Of course cutting corporate taxes boosts this stuff. Corporate taxes are ultimately paid by employers and consumers.
Corporate Tax Cuts Boosted Investment, Wages and Growth
A new economic study shows that the 2017 tax cuts strongly boosted corporate investment, wages, and growth. The detailed study, prepared by economists associated with the National Bureau of Economic Research and the Treasury Department, found that the corporate tax reforms substantially raised US capital investment and increased economic growth.
The study examined 12,000 corporate tax returns in the years prior to the enactment of the 2017 bill and the years after to determine the impact of the corporate rate reduction from 35 to 21%, bonus depreciation, and other changes.

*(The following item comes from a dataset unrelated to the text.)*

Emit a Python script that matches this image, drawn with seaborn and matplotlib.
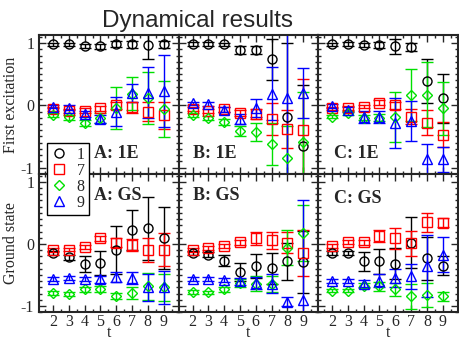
import numpy as np
import pandas as pd
import seaborn as sns
import matplotlib.pyplot as plt
from matplotlib.lines import Line2D
from matplotlib.ticker import MultipleLocator

t = [2, 3, 4, 5, 6, 7, 8, 9]
series = ["1", "7", "8", "9"]
colors = ["black", "#ff0000", "#00e000", "#0000ff"]
markers = ["o", "s", "D", "^"]

# rows: series 1, 7, 8, 9
A_1E = [[0.98, 0.98, 0.96, 0.95, 0.99, 0.98, 0.97, 0.98],
        [-0.06, -0.09, -0.09, -0.05, 0.0, -0.03, -0.10, -0.16],
        [-0.16, -0.19, -0.29, -0.20, -0.04, 0.19, 0.12, -0.06],
        [-0.02, -0.04, -0.14, -0.22, -0.10, 0.20, 0.20, 0.23]]
A_1E_err = [[0.03, 0.03, 0.03, 0.04, 0.05, 0.05, 0.22, 0.05],
            [0.03, 0.03, 0.04, 0.04, 0.06, 0.09, 0.15, 0.22],
            [0.03, 0.04, 0.05, 0.08, 0.34, 0.26, 0.42, 0.45],
            [0.03, 0.04, 0.05, 0.07, 0.23, 0.15, 0.41, 0.58]]

B_1E = [[0.99, 0.99, 0.98, 0.89, 0.89, 0.74, -0.19, -0.65],
        [-0.06, -0.09, -0.06, -0.12, -0.14, -0.22, -0.38, -0.40],
        [-0.16, -0.20, -0.27, -0.41, -0.43, -0.62, -0.84, -0.59],
        [0.03, 0.02, -0.07, -0.22, -0.04, 0.19, 0.12, 0.20]]
B_1E_err = [[0.03, 0.03, 0.03, 0.06, 0.06, 0.33, 1.2, 0.98],
            [0.03, 0.03, 0.04, 0.05, 0.08, 0.26, 0.30, 0.83],
            [0.03, 0.03, 0.05, 0.08, 0.14, 0.34, 0.50, 0.80],
            [0.03, 0.03, 0.04, 0.08, 0.14, 0.42, 1.5, 0.40]]

C_1E = [[0.98, 0.99, 0.97, 0.97, 0.95, 0.94, 0.39, 0.11],
        [-0.05, -0.04, -0.02, 0.04, 0.0, -0.18, -0.28, -0.47],
        [-0.18, -0.12, -0.20, -0.20, -0.19, 0.17, 0.17, -0.05],
        [-0.01, -0.07, -0.19, -0.19, -0.29, -0.25, -0.87, -0.87]]
C_1E_err = [[0.03, 0.03, 0.03, 0.05, 0.12, 0.07, 0.35, 0.40],
            [0.03, 0.03, 0.03, 0.04, 0.06, 0.12, 0.20, 0.20],
            [0.03, 0.03, 0.04, 0.06, 0.40, 0.42, 0.52, 0.43],
            [0.03, 0.04, 0.10, 0.10, 0.40, 0.32, 0.25, 0.20]]

A_GS = [[-0.15, -0.21, -0.32, -0.31, -0.10, 0.22, 0.25, 0.09],
        [-0.10, -0.09, -0.05, 0.09, 0.02, -0.02, -0.10, -0.09],
        [-0.79, -0.80, -0.73, -0.73, -0.84, -0.79, -0.68, -0.70],
        [-0.56, -0.55, -0.56, -0.57, -0.53, -0.55, -0.70, -0.70]]
A_GS_err = [[0.03, 0.04, 0.13, 0.19, 0.39, 0.32, 0.50, 0.50],
            [0.03, 0.03, 0.03, 0.04, 0.07, 0.10, 0.19, 0.26],
            [0.03, 0.03, 0.04, 0.05, 0.05, 0.10, 0.22, 0.22],
            [0.03, 0.03, 0.03, 0.06, 0.08, 0.10, 0.22, 0.26]]

B_GS = [[-0.14, -0.17, -0.27, -0.45, -0.35, -0.39, -0.28, -0.29],
        [-0.10, -0.06, -0.03, 0.03, 0.09, 0.06, 0.02, -0.15],
        [-0.77, -0.78, -0.73, -0.63, -0.64, -0.64, -0.06, 0.17],
        [-0.56, -0.56, -0.58, -0.60, -0.63, -0.64, -0.93, -0.90]]
B_GS_err = [[0.03, 0.04, 0.09, 0.15, 0.19, 0.25, 0.30, 0.50],
            [0.03, 0.03, 0.03, 0.04, 0.10, 0.14, 0.17, 0.37],
            [0.03, 0.03, 0.04, 0.07, 0.12, 0.13, 0.28, 0.45],
            [0.03, 0.03, 0.03, 0.06, 0.10, 0.15, 0.07, 1.6]]

C_GS = [[-0.14, -0.14, -0.28, -0.28, -0.32, 0.02, -0.23, -0.35],
        [-0.03, 0.03, 0.03, 0.13, 0.09, 0.01, 0.35, 0.34],
        [-0.75, -0.75, -0.67, -0.68, -0.73, -0.84, -0.82, -0.84],
        [-0.59, -0.59, -0.64, -0.59, -0.55, -0.52, -0.35, -0.17]]
C_GS_err = [[0.03, 0.03, 0.15, 0.20, 0.25, 0.41, 0.35, 0.15],
            [0.03, 0.03, 0.04, 0.10, 0.17, 0.20, 0.15, 0.07],
            [0.03, 0.03, 0.04, 0.07, 0.10, 0.20, 0.20, 0.07],
            [0.03, 0.03, 0.06, 0.10, 0.15, 0.20, 0.50, 0.28]]

panels = [[("A: 1E", A_1E, A_1E_err), ("B: 1E", B_1E, B_1E_err), ("C: 1E", C_1E, C_1E_err)],
          [("A: GS", A_GS, A_GS_err), ("B: GS", B_GS, B_GS_err), ("C: GS", C_GS, C_GS_err)]]
row_labels = ["First excitation", "Ground state"]

sns.set_style("ticks")
plt.rcParams["font.family"] = ["Liberation Serif", "DejaVu Serif"]
plt.rcParams["axes.unicode_minus"] = False
plt.rcParams["axes.linewidth"] = 1.5

fig, axes = plt.subplots(2, 3, sharex=True, sharey=True, figsize=(4.6, 3.44), dpi=100)
fig.subplots_adjust(left=0.085, right=0.995, top=0.898, bottom=0.092, wspace=0, hspace=0)

label_pos = [[(0.39, 0.146), (0.106, 0.146), (0.117, 0.146)],
             [(0.39, 0.84), (0.106, 0.84), (0.117, 0.82)]]

for r in range(2):
    for c in range(3):
        ax = axes[r, c]
        name, vals, errs = panels[r][c]
        rows = []
        for i, s in enumerate(series):
            for j, tt in enumerate(t):
                rows.append({"t": tt, "value": vals[i][j], "err": errs[i][j], "series": s})
        df = pd.DataFrame(rows)
        for i, s in enumerate(series):
            d = df[df["series"] == s]
            ax.errorbar(d["t"], d["value"], yerr=d["err"], fmt=markers[i], color=colors[i],
                        mfc="none", mec=colors[i], ms=6.5 if markers[i] != "D" else 5.5,
                        mew=1, elinewidth=1, capsize=4, capthick=1)
        ax.set_xlim(1.12, 9.95)
        ax.set_ylim(-1.1, 1.13)
        ax.xaxis.set_major_locator(MultipleLocator(1))
        ax.xaxis.set_minor_locator(MultipleLocator(0.5))
        ax.yaxis.set_major_locator(MultipleLocator(1))
        ax.yaxis.set_minor_locator(MultipleLocator(0.1))
        ax.tick_params(which="both", direction="in", top=True, right=True, labelsize=11.5, width=1)
        ax.tick_params(which="major", length=5)
        ax.tick_params(which="minor", length=2.5)
        ax.tick_params(axis="x", pad=1.5)
        ax.text(label_pos[r][c][0], label_pos[r][c][1], name, transform=ax.transAxes,
                fontsize=13, fontweight="bold", va="center", ha="left")
        if r == 1:
            ax.set_xlabel("t", fontsize=11.5, labelpad=-4)
        if c == 0:
            ax.set_ylabel(row_labels[r], fontsize=11.5, labelpad=1)

handles = [Line2D([], [], marker=markers[i], color=colors[i], mfc="none", ls="none",
                  ms=6.5 if markers[i] != "D" else 5.5, mew=1) for i in range(4)]
leg = fig.legend(handles, series, loc="upper left", bbox_to_anchor=(47 / 460, 1 - 143 / 344),
                 frameon=True, fancybox=False, edgecolor="black", framealpha=1, fontsize=11.5,
                 handlelength=1.0, handletextpad=0.6, labelspacing=0.0, borderpad=0.25,
                 borderaxespad=0)
leg.get_frame().set_linewidth(1)

fig.text(197 / 460, 1 - 27 / 344, "Dynamical results", ha="center", va="baseline",
         fontsize=17.5, family="Liberation Sans")

plt.savefig("out.png", dpi=100)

The authors found that the corporate tax changes increased domestic investment by 20% in the two years after the bill was enacted, with most of the boost in capital investment coming from the lower corporate tax rate and bonus depreciation.
The study estimates that the corporate tax changes will increase the U.S. domestic corporate capital stock by 7.4% over the long run. The increased capital stock leads to increased worker productivity, resulting in increased real wages over the long run.
The study also found that after an initial decline in corporate tax revenue in the first few years, dynamic corporate tax revenues gains will fully offset the static revenue losses from the corporate provisions by the end of the 10-year budget window.